Wir laufen den ganzen Tag an einer Lagune entlang. Sie ist riesig. Ziemlich erschöpft schaffen wir es gegen halb acht am Campingplatz zu sein. Es windet immer noch viel zu sehr, aber wir sind jetzt schon Profis und bekommen den Gaskocher locker trotz Wind und Niesel an 🙂 Wir sind auf die Nacht gespannt.
4. Tag Sonne
Wir haben gut geschlafen und die Sonne strahlt die berühmten Torres del Paine („Türme des blauen Himmels“) an. Wie gut, wenn man sein Ziel mal direkt vor Augen h bzw. oder besser weiß, wo man heute hinwandern wird… Es ist heute der schönste Tag von allen. Kein Wind, kein Regen. Die Strecke geht nur bergauf und ist ziemlich anstrengend. Unser Nachtlager liegt 2 Stunden vor dem Ziel. Mittagspause. Wir bauen unser Zelt auf, sind wieder die Einzigen und machen uns ohne die schweren Rucksäcke auf den Weg.
Fabian erreicht gegen halb vier das Ziel!
Ich bekenne mich zum Weichei. Bin zu schwach für das letzte Stück und begnüge mich mit dem Anblick von weiter unten.
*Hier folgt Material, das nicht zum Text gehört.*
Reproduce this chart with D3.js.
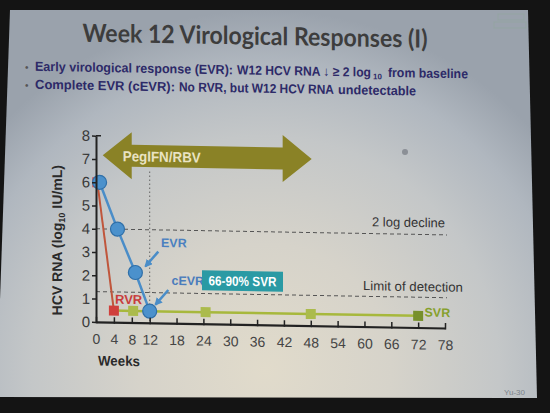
<!DOCTYPE html>
<html><head><meta charset="utf-8">
<script src="https://cdn.jsdelivr.net/npm/d3@7"></script>
<style>html,body{margin:0;padding:0;background:#141414;}svg{display:block;}</style>
</head><body>
<svg id="c" width="550" height="413"></svg>
<script>
// ---- data ----
const titleText = "Week 12 Virological Responses (I)";
const bullet1 = ["Early virological response (EVR):", "W12 HCV RNA \u2193 \u2265 2 log", "10", "from baseline"];
const bullet2 = ["Complete EVR (cEVR):", "No RVR, but W12 HCV RNA", "undetectable"];
const xTicks = [0, 4, 8, 12, 18, 24, 30, 36, 42, 48, 54, 60, 66, 72, 78];
const yTicks = [0, 1, 2, 3, 4, 5, 6, 7, 8];
const blueWeeks = [0.8, 4.8, 8.8, 12];
const blueValues = [6, 4, 2.15, 0.5];
const redWeeks = [0.3, 4];
const redValues = [6, 0.5];
const greenWeeks = [4, 8.3, 24.5, 48, 72];
const greenValues = [0.5, 0.5, 0.5, 0.5, 0.5];
const thresholdLabels = ["2 log decline", "Limit of detection"];
const thresholdValues = [4, 1.3];
const treatmentSpan = [1.5, 48.2];
const treatmentLevel = 7.16;
const treatmentLabel = "PegIFN/RBV";
const markerWeek = 12;
const markerTop = 6.5;

const svg = d3.select("#c");
const defs = svg.append("defs");
const rg = defs.append("radialGradient").attr("id", "bg")
  .attr("gradientUnits", "userSpaceOnUse").attr("cx", 265).attr("cy", 370).attr("r", 360);
[[0, "#e1dbcb"], [0.35, "#d6d3ca"], [0.65, "#c4c7c8"], [0.85, "#b0b7bf"], [1, "#9aa2ac"]]
  .forEach(s => rg.append("stop").attr("offset", s[0]).attr("stop-color", s[1]));
defs.append("marker").attr("id", "ah").attr("viewBox", "0 0 10 10").attr("refX", 8).attr("refY", 5)
  .attr("markerWidth", 3.2).attr("markerHeight", 3.2).attr("orient", "auto")
  .append("path").attr("d", "M0,0 L10,5 L0,10 Z").attr("fill", "#4a8dc8");

// slide
svg.append("rect").attr("width", 550).attr("height", 413).attr("fill", "#141414");
svg.append("path").attr("d", "M10,10 L528,10 L537,398 L0,397 L0,300 Z").attr("fill", "url(#bg)");

const g = svg.append("g").attr("transform", "translate(275,210) skewY(1) translate(-275,-210)");

// small details
svg.append("circle").attr("cx", 405).attr("cy", 152).attr("r", 3).attr("fill", "#5a5e68").attr("opacity", 0.5);
svg.append("text").attr("x", 525).attr("y", 395).attr("text-anchor", "end")
  .attr("font-family", "Liberation Sans").attr("font-size", 8).attr("fill", "#7c838b").text("Yu-30");
const logo = svg.append("g").attr("opacity", 0.55);
logo.append("rect").attr("x", 498).attr("y", 14).attr("width", 26).attr("height", 6).attr("fill", "none").attr("stroke", "#8fa69a");
logo.append("rect").attr("x", 494).attr("y", 22).attr("width", 32).attr("height", 6).attr("fill", "none").attr("stroke", "#8fa69a");

// title
g.append("text").attr("x", 255).attr("y", 45).attr("text-anchor", "middle")
  .attr("font-family", "Lato").attr("font-weight", "bold").attr("font-size", 25)
  .attr("fill", "#3d3d3d").attr("textLength", 345).attr("lengthAdjust", "spacingAndGlyphs").text(titleText);

// bullets (split in chunks; layout kept separate from the text)
const bt = (t, xx, yy, size, len) => {
  const e = g.append("text").attr("x", xx).attr("y", yy).attr("font-family", "Liberation Sans")
    .attr("font-weight", "bold").attr("font-size", size).attr("fill", "#2d2a68").text(t);
  if (len) e.attr("textLength", len).attr("lengthAdjust", "spacingAndGlyphs");
  return e;
};
[75, 93].forEach(yy => g.append("text").attr("x", 25).attr("y", yy).attr("font-family", "Liberation Sans")
  .attr("font-size", 10).attr("fill", "#555").text("\u2022"));
const l1 = [[35, 75, 13, 198], [237, 75, 13, 134], [373, 77.5, 8, null], [388, 75, 13, 80]];
const l2 = [[35, 93, 13, 140], [179, 93, 13, 155], [338, 93, 13, 78]];
bullet1.forEach((t, i) => bt(t, ...l1[i]));
bullet2.forEach((t, i) => bt(t, ...l2[i]));

// scales
const x = d3.scaleLinear().domain([0, 78]).range([96, 445]);
const y = d3.scaleLinear().domain([0, 8]).range([325, 138.8]);

// treatment arrow
{
  const xl = x(treatmentSpan[0]), xr = x(treatmentSpan[1]), cy = y(treatmentLevel);
  const h = 29, bh = 11, hh = 23.5;
  const pts = [[xl, cy], [xl + h, cy - hh], [xl + h, cy - bh], [xr - h, cy - bh], [xr - h, cy - hh], [xr, cy],
    [xr - h, cy + hh], [xr - h, cy + bh], [xl + h, cy + bh], [xl + h, cy + hh]];
  g.append("path").attr("d", d3.line()(pts) + "Z").attr("fill", "#8a8226");
  g.append("text").attr("x", xl + 20).attr("y", cy + 5.5).attr("font-family", "Liberation Sans")
    .attr("font-weight", "bold").attr("font-size", 14.5).attr("fill", "#e9e3c3")
    .attr("textLength", 78).attr("lengthAdjust", "spacingAndGlyphs").text(treatmentLabel);
}

// thresholds
thresholdValues.forEach((v, i) => {
  g.append("line").attr("x1", x(0)).attr("x2", x(78) + 2).attr("y1", y(v)).attr("y2", y(v))
    .attr("stroke", "#555").attr("stroke-width", 1).attr("stroke-dasharray", "4,3");
});
g.append("text").attr("x", 372).attr("y", 224.5).attr("font-family", "Liberation Sans").attr("font-size", 13)
  .attr("fill", "#333").attr("textLength", 73).attr("lengthAdjust", "spacingAndGlyphs").text(thresholdLabels[0]);
g.append("text").attr("x", 363).attr("y", 288.6).attr("font-family", "Liberation Sans").attr("font-size", 13)
  .attr("fill", "#333").attr("textLength", 100).attr("lengthAdjust", "spacingAndGlyphs").text(thresholdLabels[1]);

// week 12 marker
g.append("line").attr("x1", x(markerWeek)).attr("x2", x(markerWeek)).attr("y1", y(markerTop)).attr("y2", y(0))
  .attr("stroke", "#666").attr("stroke-width", 1).attr("stroke-dasharray", "1.5,2.5");

// lines
const line = d3.line().x(d => x(d[0])).y(d => y(d[1]));
g.append("path").attr("d", line(d3.zip(greenWeeks, greenValues))).attr("fill", "none")
  .attr("stroke", "#a7b83c").attr("stroke-width", 2.5);
g.append("path").attr("d", line(d3.zip(redWeeks, redValues))).attr("fill", "none")
  .attr("stroke", "#c0563c").attr("stroke-width", 2);
g.append("rect").attr("x", x(redWeeks[0]) - 5).attr("y", y(redValues[0]) - 5).attr("width", 10).attr("height", 10).attr("fill", "#d0403c");
g.append("path").attr("d", line(d3.zip(blueWeeks, blueValues))).attr("fill", "none")
  .attr("stroke", "#4a8dc8").attr("stroke-width", 2.5);

// green squares
greenWeeks.slice(1).forEach((w, i) => {
  const last = i === greenWeeks.length - 2;
  g.append("rect").attr("x", x(w) - 5).attr("y", y(greenValues[i + 1]) - 5).attr("width", 10).attr("height", 10)
    .attr("fill", last ? "#77902c" : "#abbb4c");
});
// red end square
g.append("rect").attr("x", x(redWeeks[1]) - 5).attr("y", y(redValues[1]) - 5).attr("width", 10).attr("height", 10).attr("fill", "#d0403c");
// blue circles
blueWeeks.forEach((w, i) => {
  g.append("circle").attr("cx", x(w)).attr("cy", y(blueValues[i])).attr("r", 7)
    .attr("fill", "#4b91cc").attr("stroke", "#2f6fa8").attr("stroke-width", 1.2);
});

// annotations
const lab = (t, xx, yy, col, size) => g.append("text").attr("x", xx).attr("y", yy).attr("font-family", "Liberation Sans")
  .attr("font-weight", "bold").attr("font-size", size || 13).attr("fill", col).text(t);
lab("EVR", 161, 249, "#4a80c0", 12.5);
lab("cEVR", 171.5, 286.6, "#4a7cbc", 12.5);
lab("RVR", 115, 306.6, "#c83c3c", 13);
lab("SVR", 424.5, 314, "#86a02c", 12.5);
g.append("line").attr("x1", 158.3).attr("y1", 253.7).attr("x2", 145.5).attr("y2", 268.5)
  .attr("stroke", "#4a8dc8").attr("stroke-width", 2.5).attr("marker-end", "url(#ah)");
g.append("line").attr("x1", 168.3).attr("y1", 291.9).attr("x2", 155.5).attr("y2", 306.7)
  .attr("stroke", "#4a8dc8").attr("stroke-width", 2.5).attr("marker-end", "url(#ah)");
g.append("rect").attr("x", 202).attr("y", 271.5).attr("width", 81).attr("height", 20).attr("fill", "#2a9aa4");
g.append("text").attr("x", 242.5).attr("y", 286.5).attr("text-anchor", "middle").attr("font-family", "Liberation Sans")
  .attr("font-weight", "bold").attr("font-size", 13.5).attr("fill", "#ffffff")
  .attr("textLength", 68).attr("lengthAdjust", "spacingAndGlyphs").text("66-90% SVR");

// axes
const yAxis = g.append("g").attr("transform", `translate(${x(0)},0)`)
  .call(d3.axisLeft(y).tickValues(yTicks).tickSizeInner(4).tickSizeOuter(0).tickPadding(2));
yAxis.select(".domain").attr("stroke", "#222").attr("stroke-width", 2);
yAxis.selectAll(".tick line").attr("stroke", "#222").attr("stroke-width", 1.5);
yAxis.selectAll("text").attr("font-family", "Liberation Sans").attr("font-size", 15).attr("fill", "#3a3a3a");
g.append("line").attr("x1", x(0)).attr("x2", x(0) + 5).attr("y1", y(8)).attr("y2", y(8)).attr("stroke", "#222").attr("stroke-width", 1.5);

const xAxis = g.append("g").attr("transform", `translate(0,${y(0)})`)
  .call(d3.axisBottom(x).tickValues(xTicks).tickSizeInner(-5).tickSizeOuter(0).tickPadding(12));
xAxis.select(".domain").attr("stroke", "#222").attr("stroke-width", 2.2);
xAxis.selectAll(".tick line").attr("stroke", "#222").attr("stroke-width", 1.5).attr("y2", -5).attr("y1", 1.5);
xAxis.selectAll("text").attr("font-family", "Liberation Sans").attr("font-size", 14).attr("fill", "#444");

g.append("text").attr("x", 98).attr("y", 368.5).attr("font-family", "Liberation Sans").attr("font-weight", "bold")
  .attr("font-size", 14).attr("fill", "#2a2a2a").attr("textLength", 42).attr("lengthAdjust", "spacingAndGlyphs").text("Weeks");

// y label
const yl = g.append("text").attr("transform", "translate(62,244) rotate(-90)").attr("text-anchor", "middle")
  .attr("font-family", "Liberation Sans").attr("font-weight", "bold").attr("font-size", 14).attr("fill", "#2a2a2a");
yl.append("tspan").text("HCV RNA (log");
yl.append("tspan").attr("font-size", 9).attr("dy", 3).text("10");
yl.append("tspan").attr("dy", -3).text(" IU/mL)");
</script>
</body></html>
Gemeinsam machen wir uns auf den Rückweg zu unserem Zelt und genießen unser letztes Abendessen, diesmal im Hellen und ohne Wind.
5. Tag Schnee
Heute Nacht war irgendwie nicht so warm wie die anderen. Ein kurzer Blick aus dem Zelt am nächsten Morgen verrät uns warum:
Schnee!!! Alles weiß gepudert. Wir beeilen uns mit dem Zeltabbau, weil wir befürchten, dass der Schnee mit der Zeit auch zu Regen werden könnte. Wir machen uns auf den Rückweg zum Zwischenstopp. Ein Hotel mitten im Nirgendwo. Wir haben großes Glück und es schneit einfach weiter. Wir frieren nicht und nass sind wir auch nicht. Nur die Füße wieder ein bisschen. Im Hotel angekommen, bestellen wir uns zwei Heißgetränke und genießen die gediegene Umgebung.
Fünf Tage Wildnis und dann im vier Sterne Hotel sind doch Gegensätze. Wir haben zwei Stunden Zeit, bis wir uns auf den Weg zum Bus machen, der uns wieder zurück in die Zivilisation bringen soll. Schön wars! Anstrengend und herausfordernd, aber schön!